The divide strikes even in the affluent suburbs. By one estimate, one in five Lake County residents, or about 120,000 people, have little or no access to computers and the Internet, while estimates are that another 40,000 people in DuPage County are without those tools.
Federal statistics show the divide disparity falls most sharply along income and education levels. Those without access often lack a high school diploma and have family earnings in the bottom one- third nationally.
In a 1998 U.S. Commerce Department survey, the latest available, 62 percent of households with income of $75,000 or more had Internet access, while only about 12 percent of households with income between $20,000 and $24,999 had access.
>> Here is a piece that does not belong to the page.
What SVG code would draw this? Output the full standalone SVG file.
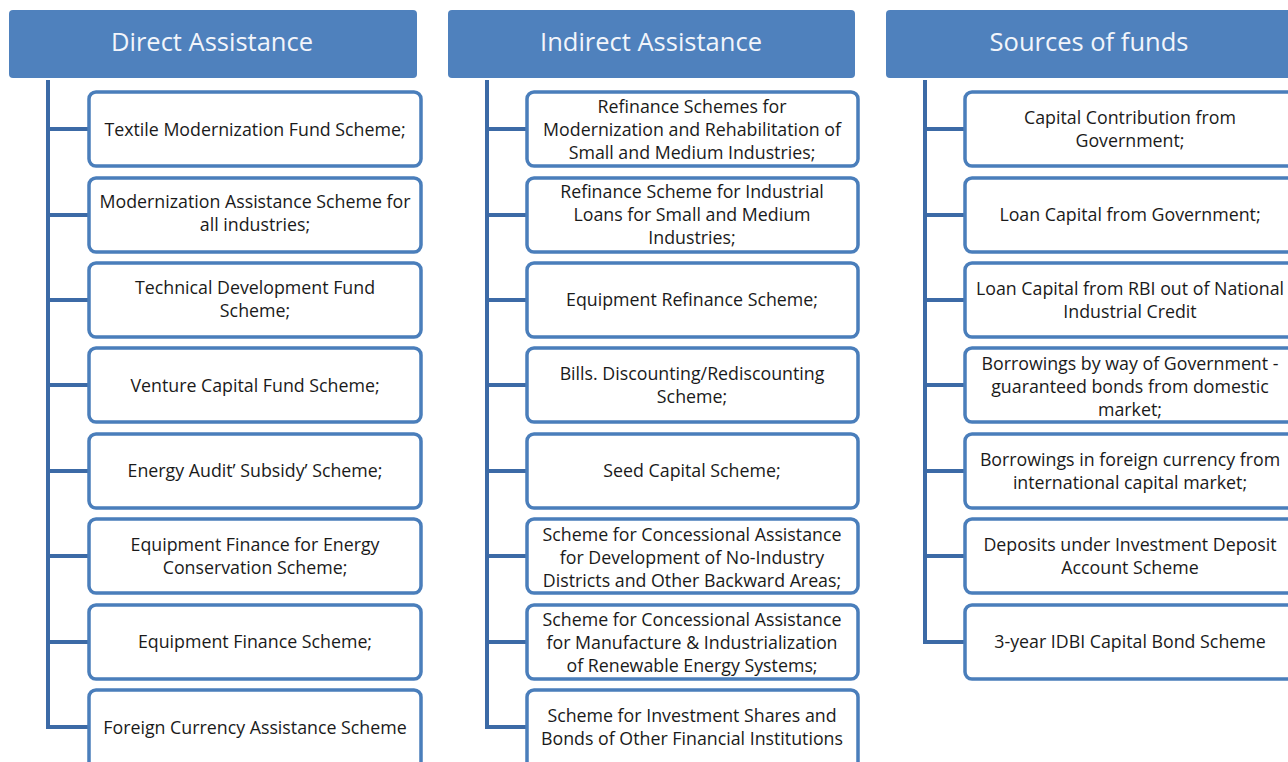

About 16 percent of households led by high school graduates had home Internet access, while nearly 50 percent of those led by college graduates had access.
For suburban business leaders, the numbers translate into fewer potential workers with the necessary computer skills and hordes of customers who are missing their Internet pitches.
Isn't that a ripe opportunity for digital businesses?
Not so far, but they have tried, says Shane Greenstein, an associate professor who teaches classes on the business of information technology at Northwestern University's Kellogg Graduate School of Management.
"There has not been a market-based solution to getting that last 20 to 30 percent onto the Internet," Greenstein says.
Even though the ranks of those who are not using the Internet consistently can be pretty well-defined by income and education levels, Greenstein says those factors do not explain the divide.
If price were the problem, the advent of cheap devices such as Web TV, coupled with cheap or free Internet service, should have solved it, Greenstein says.
"How many things on the Internet are essentially free if you know what you're doing - free e-mail, free news," Greenstein says. "It's sort of pretty hard to see why the price is the issue."
Don Samuelson, a housing lawyer who is working on a project to draw more people onto the Internet in the 10th Congressional District, which includes parts of northern Cook County and eastern Lake County, agrees that the problem goes beyond price.